4. FOR INCUMBENTS: What have been your most important decisions in your current capacity? FOR CHALLENGERS: What decisions has the incumbent made that you most disagree with?
The only incumbent is Jim Hardin. I have found him to be a smart and fair judge and have not been able to identify a decision I have been personally involved in that I felt was improper. I did not like his decision in State Employees Association of North Carolina, Inc. v. North Carolina Department of State Treasurer, (see COA08-1326, Court of Appeals of North Carolina, November 3, 2009). In that case, the SEANC sought public disclosure of information about what they claimed was risky investment of State pension funds. The State had not produced reports and emails requested by the SEANC and Judge Hardin declined to allow them to look at the documents in chambers and threw the case out. It was, however, a close call and the Court of Appeals affirmed the dismissal.
4. What do you feel was the U.S. Supreme Court’s most important recent decision? Did you agree with the majority?
Clearly this is the Citizens United v. FEC case which effectively removed limits on corporate political spending and will undoubtedly have an enormous impact on public life in the United States. I disagree with the majority, which based its decision on the premise that corporations are “persons” with First Amendment rights. Corporations are persons in fiction only, existing by virtue of law, and are subject to comprehensive regulations.

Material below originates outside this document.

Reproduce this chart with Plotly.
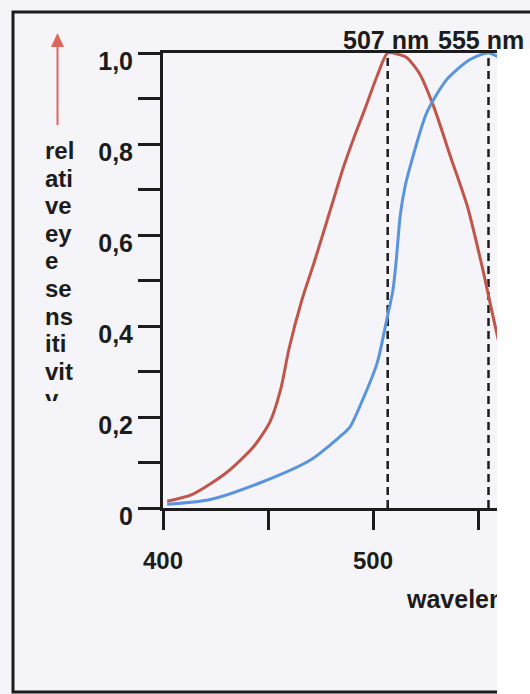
import plotly.graph_objects as go

# Relative eye sensitivity: scotopic (rod) vs photopic (cone) vision
wl_scotopic = [402, 414, 430, 443, 451, 456, 460, 466, 472, 480, 486, 491, 496, 502,
               507, 512, 516, 522, 529, 537, 545, 552, 560, 568, 576]
sens_scotopic = [0.015, 0.03, 0.077, 0.134, 0.19, 0.26, 0.35, 0.455, 0.54, 0.66,
                 0.75, 0.815, 0.875, 0.95, 1.0, 0.997, 0.99, 0.956, 0.881, 0.771,
                 0.662, 0.53, 0.363, 0.23, 0.13]

wl_photopic = [402, 422, 446, 470, 484, 489, 495, 502, 506.5, 509.5, 511, 513, 515.2,
               517.6, 525.5, 535, 546, 555, 565, 575]
sens_photopic = [0.008, 0.018, 0.055, 0.105, 0.156, 0.178, 0.237, 0.319, 0.413, 0.479,
                 0.541, 0.644, 0.705, 0.749, 0.868, 0.941, 0.985, 1.0, 0.975, 0.92]

peak_wavelengths = [507, 555]
peak_labels = ["507 nm", "555 nm"]

x_tickvals = [400, 450, 500, 550]
x_ticktext = ["400", "", "500", ""]
y_tickvals = [0, 0.1, 0.2, 0.3, 0.4, 0.5, 0.6, 0.7, 0.8, 0.9, 1.0]
y_ticktext = ["0", "", "0,2", "", "0,4", "", "0,6", "", "0,8", "", "1,0"]

ylabel_lines = ["rel", "ati", "ve", "ey", "e", "se", "ns", "iti", "vit", "y"]
xlabel = "wavelength"

W, H = 530, 694
INK = "#1c1c1c"
PAPER = "#f5f5f9"
FONT = "Liberation Sans, Arial, sans-serif"

# page geometry in pixels
ax_left, ax_top, ax_bottom = 163, 53, 508
px_per_nm = 2.1

fig = go.Figure()

# dashed markers at the two sensitivity maxima
for wl in peak_wavelengths:
    fig.add_trace(go.Scatter(
        x=[wl, wl], y=[0, 1.0], mode="lines",
        line=dict(color=INK, width=2.5, dash="8px,5px"),
        hoverinfo="skip", showlegend=False, xaxis="x", yaxis="y"))

fig.add_trace(go.Scatter(
    x=wl_scotopic, y=sens_scotopic, mode="lines",
    line=dict(color="#c0564a", width=3, shape="spline", smoothing=0.7),
    showlegend=False, xaxis="x", yaxis="y"))
fig.add_trace(go.Scatter(
    x=wl_photopic, y=sens_photopic, mode="lines",
    line=dict(color="#5a93de", width=3, shape="spline", smoothing=0.7),
    showlegend=False, xaxis="x", yaxis="y"))

# axis label texts on a full-page pixel overlay
label_y0, label_step = 153, 27.6
fig.add_trace(go.Scatter(
    x=[45] * len(ylabel_lines),
    y=[label_y0 + i * label_step for i in range(len(ylabel_lines))],
    text=ylabel_lines, mode="text", textposition="middle right",
    textfont=dict(family=FONT, size=24, color=INK, weight="bold"),
    hoverinfo="skip", showlegend=False, xaxis="x2", yaxis="y2"))
fig.add_trace(go.Scatter(
    x=[407], y=[602], text=[xlabel], mode="text", textposition="middle right",
    textfont=dict(family=FONT, size=25, color=INK, weight="bold"),
    hoverinfo="skip", showlegend=False, xaxis="x2", yaxis="y2"))

x_max = 400 + (W - ax_left) / px_per_nm

fig.update_layout(
    width=W, height=H,
    margin=dict(l=0, r=0, t=0, b=0, pad=0, autoexpand=False),
    paper_bgcolor=PAPER, plot_bgcolor="rgba(0,0,0,0)",
    showlegend=False,
    xaxis=dict(
        domain=[ax_left / W, 1], range=[400, x_max], anchor="y",
        showline=True, linecolor=INK, linewidth=3, mirror=True,
        ticks="outside", ticklen=19, tickwidth=3, tickcolor=INK,
        tickvals=x_tickvals, ticktext=x_ticktext, ticklabelstandoff=10,
        tickfont=dict(family=FONT, size=24, color=INK, weight="bold"),
        showgrid=False, zeroline=False, fixedrange=True, automargin=False),
    yaxis=dict(
        domain=[(H - ax_bottom) / H, (H - ax_top) / H], range=[0, 1], anchor="x",
        showline=True, linecolor=INK, linewidth=3,
        ticks="outside", ticklen=22, tickwidth=3, tickcolor=INK,
        tickvals=y_tickvals, ticktext=y_ticktext,
        ticklabelshift=8, ticklabelstandoff=0,
        tickfont=dict(family=FONT, size=25, color=INK, weight="bold"),
        showgrid=False, zeroline=False, fixedrange=True, automargin=False),
    xaxis2=dict(domain=[0, 1], range=[0, W], anchor="y2", visible=False,
                fixedrange=True, automargin=False),
    yaxis2=dict(domain=[0, 1], range=[H, 0], anchor="x2", visible=False,
                fixedrange=True, automargin=False),
)

for wl, txt, dx in zip(peak_wavelengths, peak_labels, [-2, -8]):
    fig.add_annotation(
        x=wl, y=1.0, xref="x", yref="y", text=txt, showarrow=False,
        xanchor="center", yanchor="bottom", xshift=dx, yshift=-3,
        font=dict(family=FONT, size=25, color=INK, weight="bold"))

shapes = [
    # red arrow pointing up along the sensitivity label
    dict(type="line", x0=57.5, x1=57.5, y0=125, y1=45,
         line=dict(color="#d8685c", width=2)),
    dict(type="path", path="M 51,47 L 57.5,33 L 64,47 Z",
         fillcolor="#d8685c", line=dict(width=0)),
    # outer frame
    dict(type="rect", x0=13, x1=580, y0=12, y1=692,
         line=dict(color=INK, width=3), fillcolor="rgba(0,0,0,0)"),
    # lower part of the last label line is hidden
    dict(type="rect", x0=36, x1=90, y0=401, y1=432,
         fillcolor=PAPER, line=dict(width=0)),
    # blank strip along the right-hand side
    dict(type="rect", x0=497, x1=560, y0=49, y1=720,
         fillcolor="#ffffff", line=dict(width=0)),
]
for s in shapes:
    s.update(xref="x2", yref="y2", layer="above")
    fig.add_shape(**s)

fig.write_html("out.html")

I think it is not unjust to also regulate their speech, especially where it is likely to drown out the free speech rights of individuals, which are what the First Amendment was designed to protect.
6. Do you feel that North Carolina’s current system of judicial elections serves the state well? Are there other forms of selecting judges you feel would function better or worse than the current one?
The current system came into being in the early 1900s as a reform of a corrupt system. Although electing Superior Court judges out of their home districts as opposed to statewide was a huge improvement in voter awareness, it is true that the system has its imperfections. But when the governor has unrestricted appointment power he or she sometimes chooses political cronies, so straight appointment has its imperfections as well. I would favor a hybrid system, where candidates would have to be screened by the State Bar or some other professional group before they could run, with perhaps some additional qualifications to those currently required by statute — just being a lawyer in good standing — such as years of service or number of trials.
7. Have you ever pled guilty or no contest to any criminal charge other than a minor traffic offense? Please explain.
8. Identify and explain one principled stand you would be willing to take if elected that you suspect might cost you some popularity points with voters. I am concerned about long mandatory prison terms for repeat offenders, especially drug addicts. A client of mine had a crumb of cocaine in his pocket (automatically a felony) and because of prior drug convictions he wound up getting eight years in prison for being an habitual felon. I would be willing to consider setting such a sentence aside as cruel and unusual and substituting a regular felony sentence.
9. What specifically about your qualifications do you think will enable you to improve the administration of justice in Criminal Superior Court?
As I said in my answers above, first and foremost among my qualifications is my continuous and extensive experience in Durham’s criminal courts for almost 25 years. My intimate knowledge of the court system, active involvement in the community, and willingness to work hard mean I will hit the ground running and running hard. My religious faith and practice will keep me grounded and aware that justice and mercy must go together. Quakerism is about listening carefully and respecting the divine in all people; that is what a judge is supposed to do. And the Quaker business model is a “good product at a fair price” and I intend to deliver that and more to the citizens of Durham if they elect me.